** start Task material **
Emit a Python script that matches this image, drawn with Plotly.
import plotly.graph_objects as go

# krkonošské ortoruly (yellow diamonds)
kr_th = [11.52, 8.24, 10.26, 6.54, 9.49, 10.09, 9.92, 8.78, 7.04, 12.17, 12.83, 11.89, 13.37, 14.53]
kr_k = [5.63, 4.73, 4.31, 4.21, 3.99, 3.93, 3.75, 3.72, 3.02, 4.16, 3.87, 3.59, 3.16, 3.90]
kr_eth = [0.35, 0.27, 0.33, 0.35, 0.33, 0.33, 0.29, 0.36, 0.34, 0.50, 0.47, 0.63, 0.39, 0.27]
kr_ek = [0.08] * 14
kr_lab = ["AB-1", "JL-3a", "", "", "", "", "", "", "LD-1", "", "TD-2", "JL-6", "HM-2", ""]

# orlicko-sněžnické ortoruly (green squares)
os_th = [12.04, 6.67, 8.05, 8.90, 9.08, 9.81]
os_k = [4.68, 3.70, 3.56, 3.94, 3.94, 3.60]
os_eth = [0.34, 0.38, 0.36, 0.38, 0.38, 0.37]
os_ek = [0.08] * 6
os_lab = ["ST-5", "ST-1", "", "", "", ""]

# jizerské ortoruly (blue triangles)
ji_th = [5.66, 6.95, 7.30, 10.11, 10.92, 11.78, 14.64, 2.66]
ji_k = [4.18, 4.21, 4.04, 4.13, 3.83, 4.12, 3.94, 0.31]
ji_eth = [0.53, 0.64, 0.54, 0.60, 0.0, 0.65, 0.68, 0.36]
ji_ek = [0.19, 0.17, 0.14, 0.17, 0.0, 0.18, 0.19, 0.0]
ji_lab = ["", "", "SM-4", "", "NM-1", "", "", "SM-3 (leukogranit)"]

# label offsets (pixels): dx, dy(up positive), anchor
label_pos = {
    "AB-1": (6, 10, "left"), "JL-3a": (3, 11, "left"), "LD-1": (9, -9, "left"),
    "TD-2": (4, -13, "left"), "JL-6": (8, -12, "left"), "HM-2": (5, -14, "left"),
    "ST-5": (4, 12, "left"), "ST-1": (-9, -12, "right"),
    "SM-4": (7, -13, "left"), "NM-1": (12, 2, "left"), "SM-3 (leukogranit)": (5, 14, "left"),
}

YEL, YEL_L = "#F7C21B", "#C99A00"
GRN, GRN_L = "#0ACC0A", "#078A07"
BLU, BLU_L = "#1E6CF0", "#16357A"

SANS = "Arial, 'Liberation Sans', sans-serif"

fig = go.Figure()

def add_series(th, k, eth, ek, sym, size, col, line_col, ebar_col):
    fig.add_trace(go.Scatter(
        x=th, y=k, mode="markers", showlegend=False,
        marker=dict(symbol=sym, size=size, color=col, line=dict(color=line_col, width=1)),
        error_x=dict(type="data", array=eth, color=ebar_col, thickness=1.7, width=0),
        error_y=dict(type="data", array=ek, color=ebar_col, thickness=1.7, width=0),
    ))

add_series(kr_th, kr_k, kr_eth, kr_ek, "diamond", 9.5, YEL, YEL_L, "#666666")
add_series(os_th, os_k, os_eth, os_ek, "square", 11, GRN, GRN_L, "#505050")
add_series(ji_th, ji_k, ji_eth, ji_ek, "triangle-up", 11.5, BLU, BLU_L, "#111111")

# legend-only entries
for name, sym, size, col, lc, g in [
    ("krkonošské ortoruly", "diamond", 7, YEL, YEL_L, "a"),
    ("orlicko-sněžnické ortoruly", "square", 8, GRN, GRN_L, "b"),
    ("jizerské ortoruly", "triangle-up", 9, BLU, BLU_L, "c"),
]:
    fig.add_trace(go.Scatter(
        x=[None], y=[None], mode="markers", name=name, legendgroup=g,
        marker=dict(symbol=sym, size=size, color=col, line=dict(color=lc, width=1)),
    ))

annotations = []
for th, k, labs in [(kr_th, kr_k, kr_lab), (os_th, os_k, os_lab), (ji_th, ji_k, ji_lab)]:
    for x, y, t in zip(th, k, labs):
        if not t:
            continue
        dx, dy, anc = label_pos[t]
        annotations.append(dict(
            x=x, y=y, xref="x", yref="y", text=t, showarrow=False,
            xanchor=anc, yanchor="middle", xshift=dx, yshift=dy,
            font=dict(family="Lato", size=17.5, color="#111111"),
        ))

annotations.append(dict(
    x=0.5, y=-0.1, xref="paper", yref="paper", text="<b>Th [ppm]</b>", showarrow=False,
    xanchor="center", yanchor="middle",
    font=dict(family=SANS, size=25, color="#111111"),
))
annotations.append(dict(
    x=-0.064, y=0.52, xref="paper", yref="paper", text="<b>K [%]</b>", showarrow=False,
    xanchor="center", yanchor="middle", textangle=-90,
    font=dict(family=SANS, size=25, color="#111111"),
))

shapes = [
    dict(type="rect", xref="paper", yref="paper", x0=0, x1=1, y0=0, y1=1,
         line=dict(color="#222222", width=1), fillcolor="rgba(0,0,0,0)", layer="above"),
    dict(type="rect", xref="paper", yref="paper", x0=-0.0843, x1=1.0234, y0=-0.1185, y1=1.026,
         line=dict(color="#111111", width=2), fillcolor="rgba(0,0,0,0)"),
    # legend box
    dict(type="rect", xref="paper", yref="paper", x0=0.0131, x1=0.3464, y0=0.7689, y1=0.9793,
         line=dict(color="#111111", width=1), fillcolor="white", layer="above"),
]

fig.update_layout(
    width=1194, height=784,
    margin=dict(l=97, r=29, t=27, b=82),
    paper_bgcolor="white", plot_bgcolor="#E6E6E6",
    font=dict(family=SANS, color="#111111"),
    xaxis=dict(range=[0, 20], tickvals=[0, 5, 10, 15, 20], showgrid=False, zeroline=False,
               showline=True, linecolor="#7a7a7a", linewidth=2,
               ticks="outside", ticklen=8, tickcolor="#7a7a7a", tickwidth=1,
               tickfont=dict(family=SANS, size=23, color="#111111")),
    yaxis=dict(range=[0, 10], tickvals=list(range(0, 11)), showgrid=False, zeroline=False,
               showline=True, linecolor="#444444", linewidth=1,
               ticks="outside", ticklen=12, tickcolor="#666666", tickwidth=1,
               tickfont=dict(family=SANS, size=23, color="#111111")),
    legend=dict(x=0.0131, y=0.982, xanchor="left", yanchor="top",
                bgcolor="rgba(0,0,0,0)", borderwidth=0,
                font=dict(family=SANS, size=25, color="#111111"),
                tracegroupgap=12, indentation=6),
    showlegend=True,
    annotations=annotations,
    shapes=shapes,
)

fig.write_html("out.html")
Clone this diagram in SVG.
** end Task material **
**The problem**
Repeat the lines above exactly.

**Written answer**
Emit a Python script that matches this image, drawn with Plotly.
import plotly.graph_objects as go

# krkonošské ortoruly (yellow diamonds)
kr_th = [11.52, 8.24, 10.26, 6.54, 9.49, 10.09, 9.92, 8.78, 7.04, 12.17, 12.83, 11.89, 13.37, 14.53]
kr_k = [5.63, 4.73, 4.31, 4.21, 3.99, 3.93, 3.75, 3.72, 3.02, 4.16, 3.87, 3.59, 3.16, 3.90]
kr_eth = [0.35, 0.27, 0.33, 0.35, 0.33, 0.33, 0.29, 0.36, 0.34, 0.50, 0.47, 0.63, 0.39, 0.27]
kr_ek = [0.08] * 14
kr_lab = ["AB-1", "JL-3a", "", "", "", "", "", "", "LD-1", "", "TD-2", "JL-6", "HM-2", ""]

# orlicko-sněžnické ortoruly (green squares)
os_th = [12.04, 6.67, 8.05, 8.90, 9.08, 9.81]
os_k = [4.68, 3.70, 3.56, 3.94, 3.94, 3.60]
os_eth = [0.34, 0.38, 0.36, 0.38, 0.38, 0.37]
os_ek = [0.08] * 6
os_lab = ["ST-5", "ST-1", "", "", "", ""]

# jizerské ortoruly (blue triangles)
ji_th = [5.66, 6.95, 7.30, 10.11, 10.92, 11.78, 14.64, 2.66]
ji_k = [4.18, 4.21, 4.04, 4.13, 3.83, 4.12, 3.94, 0.31]
ji_eth = [0.53, 0.64, 0.54, 0.60, 0.0, 0.65, 0.68, 0.36]
ji_ek = [0.19, 0.17, 0.14, 0.17, 0.0, 0.18, 0.19, 0.0]
ji_lab = ["", "", "SM-4", "", "NM-1", "", "", "SM-3 (leukogranit)"]

# label offsets (pixels): dx, dy(up positive), anchor
label_pos = {
    "AB-1": (6, 10, "left"), "JL-3a": (3, 11, "left"), "LD-1": (9, -9, "left"),
    "TD-2": (4, -13, "left"), "JL-6": (8, -12, "left"), "HM-2": (5, -14, "left"),
    "ST-5": (4, 12, "left"), "ST-1": (-9, -12, "right"),
    "SM-4": (7, -13, "left"), "NM-1": (12, 2, "left"), "SM-3 (leukogranit)": (5, 14, "left"),
}

YEL, YEL_L = "#F7C21B", "#C99A00"
GRN, GRN_L = "#0ACC0A", "#078A07"
BLU, BLU_L = "#1E6CF0", "#16357A"

SANS = "Arial, 'Liberation Sans', sans-serif"

fig = go.Figure()

def add_series(th, k, eth, ek, sym, size, col, line_col, ebar_col):
    fig.add_trace(go.Scatter(
        x=th, y=k, mode="markers", showlegend=False,
        marker=dict(symbol=sym, size=size, color=col, line=dict(color=line_col, width=1)),
        error_x=dict(type="data", array=eth, color=ebar_col, thickness=1.7, width=0),
        error_y=dict(type="data", array=ek, color=ebar_col, thickness=1.7, width=0),
    ))

add_series(kr_th, kr_k, kr_eth, kr_ek, "diamond", 9.5, YEL, YEL_L, "#666666")
add_series(os_th, os_k, os_eth, os_ek, "square", 11, GRN, GRN_L, "#505050")
add_series(ji_th, ji_k, ji_eth, ji_ek, "triangle-up", 11.5, BLU, BLU_L, "#111111")

# legend-only entries
for name, sym, size, col, lc, g in [
    ("krkonošské ortoruly", "diamond", 7, YEL, YEL_L, "a"),
    ("orlicko-sněžnické ortoruly", "square", 8, GRN, GRN_L, "b"),
    ("jizerské ortoruly", "triangle-up", 9, BLU, BLU_L, "c"),
]:
    fig.add_trace(go.Scatter(
        x=[None], y=[None], mode="markers", name=name, legendgroup=g,
        marker=dict(symbol=sym, size=size, color=col, line=dict(color=lc, width=1)),
    ))

annotations = []
for th, k, labs in [(kr_th, kr_k, kr_lab), (os_th, os_k, os_lab), (ji_th, ji_k, ji_lab)]:
    for x, y, t in zip(th, k, labs):
        if not t:
            continue
        dx, dy, anc = label_pos[t]
        annotations.append(dict(
            x=x, y=y, xref="x", yref="y", text=t, showarrow=False,
            xanchor=anc, yanchor="middle", xshift=dx, yshift=dy,
            font=dict(family="Lato", size=17.5, color="#111111"),
        ))

annotations.append(dict(
    x=0.5, y=-0.1, xref="paper", yref="paper", text="<b>Th [ppm]</b>", showarrow=False,
    xanchor="center", yanchor="middle",
    font=dict(family=SANS, size=25, color="#111111"),
))
annotations.append(dict(
    x=-0.064, y=0.52, xref="paper", yref="paper", text="<b>K [%]</b>", showarrow=False,
    xanchor="center", yanchor="middle", textangle=-90,
    font=dict(family=SANS, size=25, color="#111111"),
))

shapes = [
    dict(type="rect", xref="paper", yref="paper", x0=0, x1=1, y0=0, y1=1,
         line=dict(color="#222222", width=1), fillcolor="rgba(0,0,0,0)", layer="above"),
    dict(type="rect", xref="paper", yref="paper", x0=-0.0843, x1=1.0234, y0=-0.1185, y1=1.026,
         line=dict(color="#111111", width=2), fillcolor="rgba(0,0,0,0)"),
    # legend box
    dict(type="rect", xref="paper", yref="paper", x0=0.0131, x1=0.3464, y0=0.7689, y1=0.9793,
         line=dict(color="#111111", width=1), fillcolor="white", layer="above"),
]

fig.update_layout(
    width=1194, height=784,
    margin=dict(l=97, r=29, t=27, b=82),
    paper_bgcolor="white", plot_bgcolor="#E6E6E6",
    font=dict(family=SANS, color="#111111"),
    xaxis=dict(range=[0, 20], tickvals=[0, 5, 10, 15, 20], showgrid=False, zeroline=False,
               showline=True, linecolor="#7a7a7a", linewidth=2,
               ticks="outside", ticklen=8, tickcolor="#7a7a7a", tickwidth=1,
               tickfont=dict(family=SANS, size=23, color="#111111")),
    yaxis=dict(range=[0, 10], tickvals=list(range(0, 11)), showgrid=False, zeroline=False,
               showline=True, linecolor="#444444", linewidth=1,
               ticks="outside", ticklen=12, tickcolor="#666666", tickwidth=1,
               tickfont=dict(family=SANS, size=23, color="#111111")),
    legend=dict(x=0.0131, y=0.982, xanchor="left", yanchor="top",
                bgcolor="rgba(0,0,0,0)", borderwidth=0,
                font=dict(family=SANS, size=25, color="#111111"),
                tracegroupgap=12, indentation=6),
    showlegend=True,
    annotations=annotations,
    shapes=shapes,
)

fig.write_html("out.html")
Clone this diagram in SVG.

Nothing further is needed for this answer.